Full Text of the Excerpt

JACQUELYN HALL:
Given all of the competitiveness among the different organizations, I'm surprised that SRC didn't get more criticism, or become alienated from various organizations because of this squabbling for money. I don't know of criticism about this.
LESLIE W. DUNBAR:
Well, thank you. I think we did a fairly good job. I think Wiley is principally responsible. Vernon Jordan got into it too. I guess Vernon's title was Assistant to the Executive Director, but then he got two titles. He was Assistant to the Executive Director of SRC, and Assistant to the Director of VEP.
JACQUELYN HALL:
You first hired him as your assistant? Where did you find him?
LESLIE W. DUNBAR:
Vernon was the Georgia NAACP Director. I'd met him around town someplace. I think I first met him at Frances Pauley's house one time. Paul Rilling left to go elsewhere, and I gave Paul Anthony Paul Rilling's job. And Paul Anthony became Field Director. Paul had been "Assistant to", and then I found Vernon.
JACQUELYN HALL:
How much money did SNCC get for voter registration drives in comparison to these other organizations?
LESLIE W. DUNBAR:
I couldn't tell you any longer. If you took SNCC plus COFO, there's no doubt in my memory that SNCC would have received a larger sum of money than any of the other big organizations.

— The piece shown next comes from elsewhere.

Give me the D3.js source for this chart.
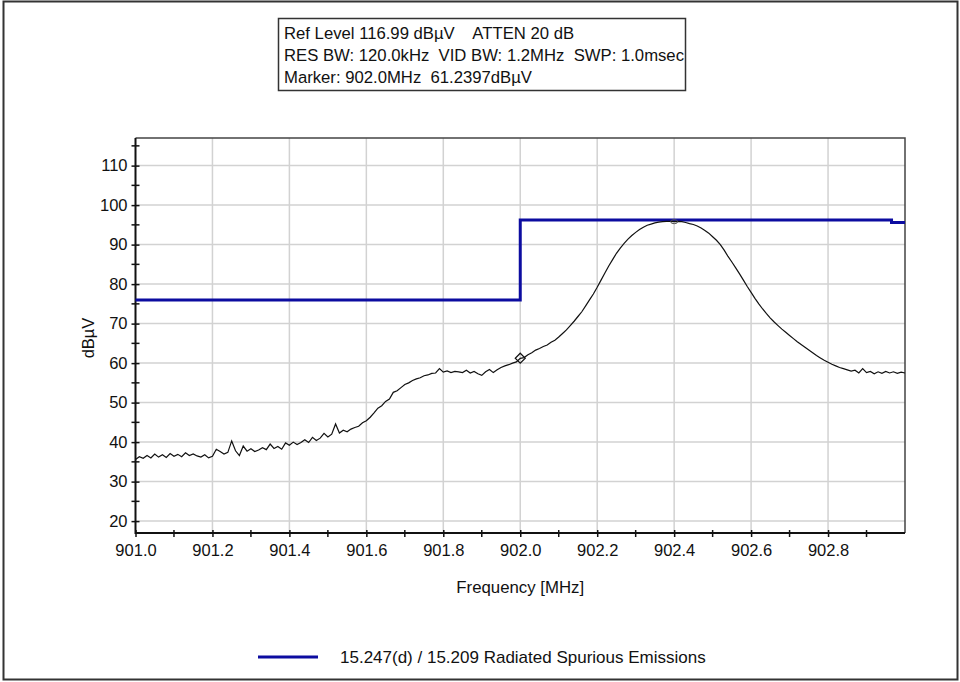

That's not altogether accurate, because COFO also included CORE [Congress of Racial Equality]. COFO essentially was SNCC and CORE in Mississippi, but SNCC more than CORE. After the first year, when we had just made a gesture in the direction of the Urban League, they didn't get anything. We insisted with SCLC that we would not give them money for general voter registration programs. They had to say where. And that became difficult.
JACQUELYN HALL:
In a recent documentary about the life of Martin Luther King, and other popular versions of the history of the civil rights movement that I've seen, SCLC definately has center stage, and SNCC was definately less important.
LESLIE W. DUNBAR:
The most effective voter registration work that SCLC did was what was called the Citizenship Education Program, which was funded by the Field Foundation. This was separate entirely from VEP. It had nothing to do with me either. It meant a lot. The Citizenship Education Program got set up in 1961 or '62. It was an outgrowth of things going on at Highlander. It was under the administrative jurisdiction of the United Church. The field grant always went to the United Church. That is pretty much why Andy Young got involved; he was a United Church minister. Andy came back south, hired by the United Church to head the Citizenship Education Program, as its Director. All during the movement days, Andy was on that payroll. He spent most of his time in Atlanta, working for King, and nobody objected to that, but his payroll spot was always over there. Septima Clark, Dorothy Cotton, and Anelle Ponder, and a few others, they did a job. They brought these people in from all over the South. Fannie Lou Hamer is the most distinguished alumna, but she's certainly not the only one. Women pretty much ran the place, under Andy, who was sitting in Atlanta. That was important work. They taught these people how to take a literacy test, and they taught them how to go back where they came from to teach other people how to take the literacy test. That was a real great contribution. They had that center down at McIntosh. One time, when that got unusable, they used Penn for about a year. It's too bad nothing like this goes on now, because we sure need it. It continued to go on for several years. After I got up to Field, it didn't seem to me to make a whole lot of sense to continue funding this through the United Church. I thought SCLC ought to be responsible enough to handle the money itself, so the grant was shifted to SCLC. It was the largest single grant the Field Foundation made, at the time I went up there, and it stayed that way for a while. Field was pouring one hundred forty or one hundred fifty thousand dollars a year into that, in addition to what it was giving VEP.